Reconstruir o centro para salvar a Europa
Num tempo em que os extremos se tornam cada vez mais audíveis, influentes e ocupam os lugares nos parlamentos e nos governos, a reconstrução do centro político na Europa impõe-se como um dos desafios civilizacionais do nosso tempo. A fragmentação dos eleitorados, o desgaste dos partidos tradicionais e a ascensão de forças populistas, nacionalistas ou anti-sistema têm enfraquecido o espaço da moderação que, em tempos, foi capaz de gerar consensos, assegurar governabilidade e renovar a confiança das pessoas na política.
Durante décadas, o centro político europeu, que unia democratas-cristãos, sociais-democratas e liberais, sustentou um modelo de desenvolvimento que assentava na abertura económica, no Estado social, na democracia representativa, no multilateralismo, na integração europeia e onde o acordo sobre o essencial convivia com a existência de alternativas. Mas as crises sucessivas, da dívida à pandemia, das migrações às alterações climáticas, passando pelas guerras um pouco por todo o lado e mais recentemente na Ucrânia e pela violência sem regras no Médio Oriente, tornaram visíveis as limitações dos processos de colaboração entre as forças moderadas.
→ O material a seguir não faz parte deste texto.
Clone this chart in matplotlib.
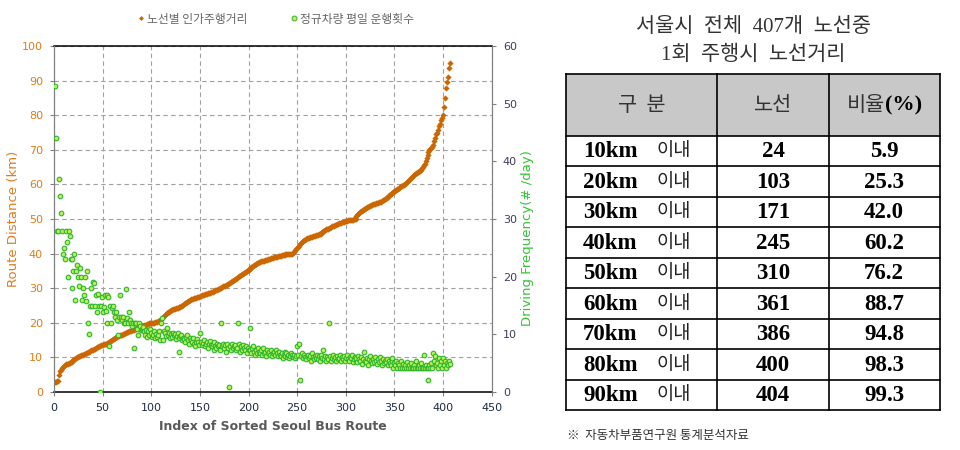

Por outro lado, as nossas democracias parecem ter perdido o contacto com o quotidiano das pessoas que mais apoio precisam, particularmente nas zonas rurais e de baixa densidade, nas regiões industrialmente desvalorizadas e nas periferias urbanas. Os “derrotados da globalização” não são um grupo homogéneo, mas partilham uma aflição comum: viram os seus empregos desaparecer, os serviços públicos degradarem-se e as suas comunidades enfraquecerem. Sentem que o progresso lhes passou ao lado e que as instituições deixaram de os representar.
É neste esquecimento que prosperaram os discursos simplistas que oferecem culpados em vez de soluções e ruído em vez de diálogo, apoiados na manipulação de factos, na disseminação de mentiras e na sua propagação vertiginosa. Sem informação fidedigna, a escolha democrática torna-se uma ilusão; sem verdade a moderação é desarmada; sem confiança a democracia adoece.
Reconstruir o centro não é um exercício de nostalgia. É um esforço urgente de reinvenção política, com base em quatro pilares: reforçar a democracia, garantir a eficácia das políticas públicas, reforçar o papel da sociedade civil e promover uma nova aliança estratégica entre o Estado e o mercado.
Reforçar a democracia significa devolver sentido à representação política e à existência de alternativas moderadas, mas também aprofundar a participação cívica e a transparência. A confiança não se impõe, conquista-se. E conquista-se quando as pessoas sentem que a sua voz é ouvida, que as decisões são justificadas, que os resultados são visíveis e as suas preocupações resolvidas.
Garantir a eficácia das políticas públicas é um desafio central. A democracia esvazia-se quando não consegue entregar resultados. Habitação acessível, transportes de qualidade, saúde eficiente, educação inclusiva e eficaz ou políticas ambientais ambiciosas exigem um Estado com visão, capacidade técnica e meios adequados. A boa governação é simultaneamente um requisito democrático e uma resposta social. Não basta gerir: é preciso transformar com justiça e com a noção de que quem menos tem é quem mais precisa.
A democracia não se esgota nas instituições públicas. Antes estará tanto mais viva e será mais resiliente se promover o florescimento das organizações da sociedade civil, onde as pessoas se organizam para atingirem os seus objetivos partilhados e reforçarem os seus direitos. Uma democracia não estará completa se as pessoas não a sentirem como sua.
Por fim, é essencial romper com a ideia de antagonismo estrutural entre Estado e mercado. As grandes transições digital, ecológica, energética ou demográfica não se farão sem um novo modelo de cooperação público-privada. O mercado traz inovação, agilidade e investimento, e o Estado assegura enquadramento, regulação e justiça redestributiva. A combinação inteligente destes dois motores é a única forma de alcançar o desenvolvimento económica e ambientalmente sustentáveis e a inclusão social duradoura.
O novo centro político europeu tem de ser mais do que um espaço intermédio entre os extremos. Tem de ser o espaço onde a ambição se encontra com a responsabilidade, onde a eficiência se alia à justiça, onde o futuro se constrói com todos. Num continente que conhece bem mas parece ter-se esquecido dos riscos do extremismo e dos custos da divisão, reconstruir o centro é reconstruir a própria promessa europeia: uma sociedade de liberdade, dignidade e progresso partilhados.